WRITTEN TASK:
Drop the pictures, then extract the listing word for word.

GIVEN DATA:
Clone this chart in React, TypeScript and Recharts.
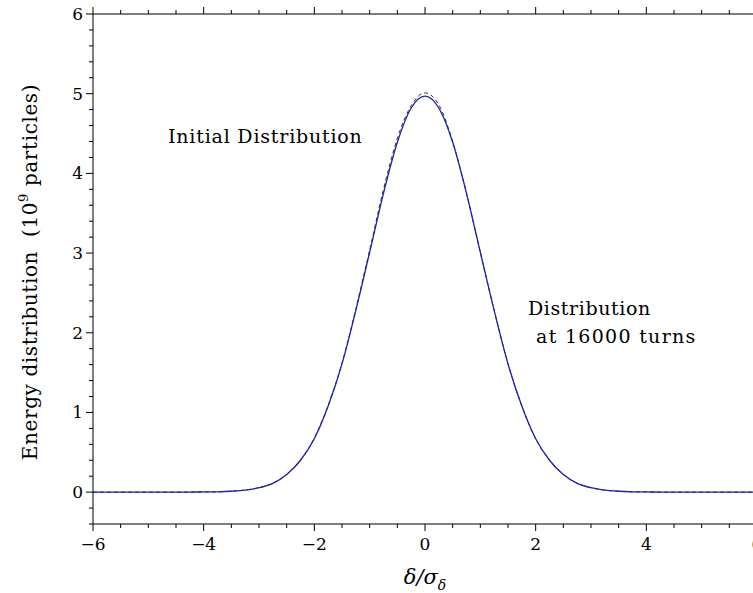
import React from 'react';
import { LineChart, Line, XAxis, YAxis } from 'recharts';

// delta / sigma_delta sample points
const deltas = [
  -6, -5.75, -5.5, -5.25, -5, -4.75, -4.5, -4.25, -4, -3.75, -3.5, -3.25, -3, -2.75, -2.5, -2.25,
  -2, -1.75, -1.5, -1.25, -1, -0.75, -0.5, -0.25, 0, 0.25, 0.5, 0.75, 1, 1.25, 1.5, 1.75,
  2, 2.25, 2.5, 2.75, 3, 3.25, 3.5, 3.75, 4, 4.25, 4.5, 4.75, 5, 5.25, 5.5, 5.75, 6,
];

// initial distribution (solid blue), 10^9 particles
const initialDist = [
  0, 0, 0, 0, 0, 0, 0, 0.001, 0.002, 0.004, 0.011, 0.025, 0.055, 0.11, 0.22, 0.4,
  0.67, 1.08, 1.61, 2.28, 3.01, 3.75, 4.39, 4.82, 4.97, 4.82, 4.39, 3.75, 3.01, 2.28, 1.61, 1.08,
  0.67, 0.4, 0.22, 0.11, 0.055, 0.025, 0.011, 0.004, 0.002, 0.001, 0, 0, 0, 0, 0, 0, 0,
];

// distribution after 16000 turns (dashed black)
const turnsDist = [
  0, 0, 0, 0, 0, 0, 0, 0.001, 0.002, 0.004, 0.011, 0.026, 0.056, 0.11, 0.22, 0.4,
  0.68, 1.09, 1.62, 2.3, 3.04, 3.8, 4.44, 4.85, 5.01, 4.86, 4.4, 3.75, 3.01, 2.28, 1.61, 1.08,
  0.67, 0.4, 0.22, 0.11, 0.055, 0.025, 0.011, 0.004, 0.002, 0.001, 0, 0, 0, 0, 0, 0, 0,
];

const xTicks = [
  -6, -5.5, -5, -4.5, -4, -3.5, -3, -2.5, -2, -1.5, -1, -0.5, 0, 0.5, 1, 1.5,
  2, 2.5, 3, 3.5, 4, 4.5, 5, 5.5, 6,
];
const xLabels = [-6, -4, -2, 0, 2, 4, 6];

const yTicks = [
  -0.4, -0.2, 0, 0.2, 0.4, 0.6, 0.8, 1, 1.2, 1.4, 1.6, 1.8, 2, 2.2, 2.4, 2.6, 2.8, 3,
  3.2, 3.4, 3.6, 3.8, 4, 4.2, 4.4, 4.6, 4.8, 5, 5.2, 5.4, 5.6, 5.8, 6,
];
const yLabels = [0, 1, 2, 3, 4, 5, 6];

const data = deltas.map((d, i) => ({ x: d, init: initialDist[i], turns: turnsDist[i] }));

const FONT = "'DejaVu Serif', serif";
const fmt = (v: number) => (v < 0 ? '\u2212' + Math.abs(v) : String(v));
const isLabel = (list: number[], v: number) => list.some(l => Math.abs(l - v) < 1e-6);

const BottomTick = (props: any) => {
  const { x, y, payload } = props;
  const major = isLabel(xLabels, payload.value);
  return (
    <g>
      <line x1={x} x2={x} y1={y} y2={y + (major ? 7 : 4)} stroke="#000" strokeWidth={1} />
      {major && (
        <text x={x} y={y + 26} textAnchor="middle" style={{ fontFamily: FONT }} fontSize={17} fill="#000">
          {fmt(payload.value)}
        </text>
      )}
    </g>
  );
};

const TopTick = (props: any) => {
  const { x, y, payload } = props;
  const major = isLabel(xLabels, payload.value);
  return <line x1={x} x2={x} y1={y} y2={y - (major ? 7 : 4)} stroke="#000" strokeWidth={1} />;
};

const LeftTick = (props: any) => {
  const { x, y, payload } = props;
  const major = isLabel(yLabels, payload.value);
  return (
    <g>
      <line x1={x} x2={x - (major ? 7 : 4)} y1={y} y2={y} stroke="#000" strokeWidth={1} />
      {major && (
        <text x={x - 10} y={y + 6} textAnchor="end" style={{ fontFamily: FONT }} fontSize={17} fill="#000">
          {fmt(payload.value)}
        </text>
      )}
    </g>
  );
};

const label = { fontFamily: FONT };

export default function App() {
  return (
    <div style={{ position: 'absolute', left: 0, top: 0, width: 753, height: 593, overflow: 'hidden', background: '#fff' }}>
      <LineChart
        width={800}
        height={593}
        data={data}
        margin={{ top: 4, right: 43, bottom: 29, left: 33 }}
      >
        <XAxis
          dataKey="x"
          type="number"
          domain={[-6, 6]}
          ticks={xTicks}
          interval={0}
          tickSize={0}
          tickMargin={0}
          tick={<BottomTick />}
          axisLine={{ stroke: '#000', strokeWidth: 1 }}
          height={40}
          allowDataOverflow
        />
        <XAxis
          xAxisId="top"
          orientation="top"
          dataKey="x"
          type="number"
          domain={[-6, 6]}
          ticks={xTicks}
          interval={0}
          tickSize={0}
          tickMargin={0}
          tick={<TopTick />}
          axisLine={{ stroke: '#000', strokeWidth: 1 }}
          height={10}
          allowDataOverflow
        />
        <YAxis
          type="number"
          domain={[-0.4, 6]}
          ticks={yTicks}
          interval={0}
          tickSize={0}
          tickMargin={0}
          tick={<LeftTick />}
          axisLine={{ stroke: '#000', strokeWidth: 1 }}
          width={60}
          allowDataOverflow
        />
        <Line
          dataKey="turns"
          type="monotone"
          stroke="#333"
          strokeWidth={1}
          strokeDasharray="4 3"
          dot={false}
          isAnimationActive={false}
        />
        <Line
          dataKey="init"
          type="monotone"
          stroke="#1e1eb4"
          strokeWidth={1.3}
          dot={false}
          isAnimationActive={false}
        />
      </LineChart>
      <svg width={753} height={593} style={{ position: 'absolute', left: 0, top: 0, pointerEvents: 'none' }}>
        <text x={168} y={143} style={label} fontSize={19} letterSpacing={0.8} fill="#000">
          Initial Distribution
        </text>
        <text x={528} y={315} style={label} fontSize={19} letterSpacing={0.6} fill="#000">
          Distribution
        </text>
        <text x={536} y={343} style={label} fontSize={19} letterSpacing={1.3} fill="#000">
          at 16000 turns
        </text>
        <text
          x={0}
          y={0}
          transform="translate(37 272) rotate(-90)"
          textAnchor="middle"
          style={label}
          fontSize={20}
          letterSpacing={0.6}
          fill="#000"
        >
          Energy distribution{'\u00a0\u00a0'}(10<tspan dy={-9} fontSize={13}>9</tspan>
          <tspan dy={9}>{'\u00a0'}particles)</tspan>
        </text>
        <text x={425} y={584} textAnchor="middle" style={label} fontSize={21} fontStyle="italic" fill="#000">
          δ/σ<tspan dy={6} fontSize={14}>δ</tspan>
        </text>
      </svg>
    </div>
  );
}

RESPONSE TO THE TASK:
Clone this chart in React, TypeScript and Recharts.
import React from 'react';
import { LineChart, Line, XAxis, YAxis } from 'recharts';

// delta / sigma_delta sample points
const deltas = [
  -6, -5.75, -5.5, -5.25, -5, -4.75, -4.5, -4.25, -4, -3.75, -3.5, -3.25, -3, -2.75, -2.5, -2.25,
  -2, -1.75, -1.5, -1.25, -1, -0.75, -0.5, -0.25, 0, 0.25, 0.5, 0.75, 1, 1.25, 1.5, 1.75,
  2, 2.25, 2.5, 2.75, 3, 3.25, 3.5, 3.75, 4, 4.25, 4.5, 4.75, 5, 5.25, 5.5, 5.75, 6,
];

// initial distribution (solid blue), 10^9 particles
const initialDist = [
  0, 0, 0, 0, 0, 0, 0, 0.001, 0.002, 0.004, 0.011, 0.025, 0.055, 0.11, 0.22, 0.4,
  0.67, 1.08, 1.61, 2.28, 3.01, 3.75, 4.39, 4.82, 4.97, 4.82, 4.39, 3.75, 3.01, 2.28, 1.61, 1.08,
  0.67, 0.4, 0.22, 0.11, 0.055, 0.025, 0.011, 0.004, 0.002, 0.001, 0, 0, 0, 0, 0, 0, 0,
];

// distribution after 16000 turns (dashed black)
const turnsDist = [
  0, 0, 0, 0, 0, 0, 0, 0.001, 0.002, 0.004, 0.011, 0.026, 0.056, 0.11, 0.22, 0.4,
  0.68, 1.09, 1.62, 2.3, 3.04, 3.8, 4.44, 4.85, 5.01, 4.86, 4.4, 3.75, 3.01, 2.28, 1.61, 1.08,
  0.67, 0.4, 0.22, 0.11, 0.055, 0.025, 0.011, 0.004, 0.002, 0.001, 0, 0, 0, 0, 0, 0, 0,
];

const xTicks = [
  -6, -5.5, -5, -4.5, -4, -3.5, -3, -2.5, -2, -1.5, -1, -0.5, 0, 0.5, 1, 1.5,
  2, 2.5, 3, 3.5, 4, 4.5, 5, 5.5, 6,
];
const xLabels = [-6, -4, -2, 0, 2, 4, 6];

const yTicks = [
  -0.4, -0.2, 0, 0.2, 0.4, 0.6, 0.8, 1, 1.2, 1.4, 1.6, 1.8, 2, 2.2, 2.4, 2.6, 2.8, 3,
  3.2, 3.4, 3.6, 3.8, 4, 4.2, 4.4, 4.6, 4.8, 5, 5.2, 5.4, 5.6, 5.8, 6,
];
const yLabels = [0, 1, 2, 3, 4, 5, 6];

const data = deltas.map((d, i) => ({ x: d, init: initialDist[i], turns: turnsDist[i] }));

const FONT = "'DejaVu Serif', serif";
const fmt = (v: number) => (v < 0 ? '\u2212' + Math.abs(v) : String(v));
const isLabel = (list: number[], v: number) => list.some(l => Math.abs(l - v) < 1e-6);

const BottomTick = (props: any) => {
  const { x, y, payload } = props;
  const major = isLabel(xLabels, payload.value);
  return (
    <g>
      <line x1={x} x2={x} y1={y} y2={y + (major ? 7 : 4)} stroke="#000" strokeWidth={1} />
      {major && (
        <text x={x} y={y + 26} textAnchor="middle" style={{ fontFamily: FONT }} fontSize={17} fill="#000">
          {fmt(payload.value)}
        </text>
      )}
    </g>
  );
};

const TopTick = (props: any) => {
  const { x, y, payload } = props;
  const major = isLabel(xLabels, payload.value);
  return <line x1={x} x2={x} y1={y} y2={y - (major ? 7 : 4)} stroke="#000" strokeWidth={1} />;
};

const LeftTick = (props: any) => {
  const { x, y, payload } = props;
  const major = isLabel(yLabels, payload.value);
  return (
    <g>
      <line x1={x} x2={x - (major ? 7 : 4)} y1={y} y2={y} stroke="#000" strokeWidth={1} />
      {major && (
        <text x={x - 10} y={y + 6} textAnchor="end" style={{ fontFamily: FONT }} fontSize={17} fill="#000">
          {fmt(payload.value)}
        </text>
      )}
    </g>
  );
};

const label = { fontFamily: FONT };

export default function App() {
  return (
    <div style={{ position: 'absolute', left: 0, top: 0, width: 753, height: 593, overflow: 'hidden', background: '#fff' }}>
      <LineChart
        width={800}
        height={593}
        data={data}
        margin={{ top: 4, right: 43, bottom: 29, left: 33 }}
      >
        <XAxis
          dataKey="x"
          type="number"
          domain={[-6, 6]}
          ticks={xTicks}
          interval={0}
          tickSize={0}
          tickMargin={0}
          tick={<BottomTick />}
          axisLine={{ stroke: '#000', strokeWidth: 1 }}
          height={40}
          allowDataOverflow
        />
        <XAxis
          xAxisId="top"
          orientation="top"
          dataKey="x"
          type="number"
          domain={[-6, 6]}
          ticks={xTicks}
          interval={0}
          tickSize={0}
          tickMargin={0}
          tick={<TopTick />}
          axisLine={{ stroke: '#000', strokeWidth: 1 }}
          height={10}
          allowDataOverflow
        />
        <YAxis
          type="number"
          domain={[-0.4, 6]}
          ticks={yTicks}
          interval={0}
          tickSize={0}
          tickMargin={0}
          tick={<LeftTick />}
          axisLine={{ stroke: '#000', strokeWidth: 1 }}
          width={60}
          allowDataOverflow
        />
        <Line
          dataKey="turns"
          type="monotone"
          stroke="#333"
          strokeWidth={1}
          strokeDasharray="4 3"
          dot={false}
          isAnimationActive={false}
        />
        <Line
          dataKey="init"
          type="monotone"
          stroke="#1e1eb4"
          strokeWidth={1.3}
          dot={false}
          isAnimationActive={false}
        />
      </LineChart>
      <svg width={753} height={593} style={{ position: 'absolute', left: 0, top: 0, pointerEvents: 'none' }}>
        <text x={168} y={143} style={label} fontSize={19} letterSpacing={0.8} fill="#000">
          Initial Distribution
        </text>
        <text x={528} y={315} style={label} fontSize={19} letterSpacing={0.6} fill="#000">
          Distribution
        </text>
        <text x={536} y={343} style={label} fontSize={19} letterSpacing={1.3} fill="#000">
          at 16000 turns
        </text>
        <text
          x={0}
          y={0}
          transform="translate(37 272) rotate(-90)"
          textAnchor="middle"
          style={label}
          fontSize={20}
          letterSpacing={0.6}
          fill="#000"
        >
          Energy distribution{'\u00a0\u00a0'}(10<tspan dy={-9} fontSize={13}>9</tspan>
          <tspan dy={9}>{'\u00a0'}particles)</tspan>
        </text>
        <text x={425} y={584} textAnchor="middle" style={label} fontSize={21} fontStyle="italic" fill="#000">
          δ/σ<tspan dy={6} fontSize={14}>δ</tspan>
        </text>
      </svg>
    </div>
  );
}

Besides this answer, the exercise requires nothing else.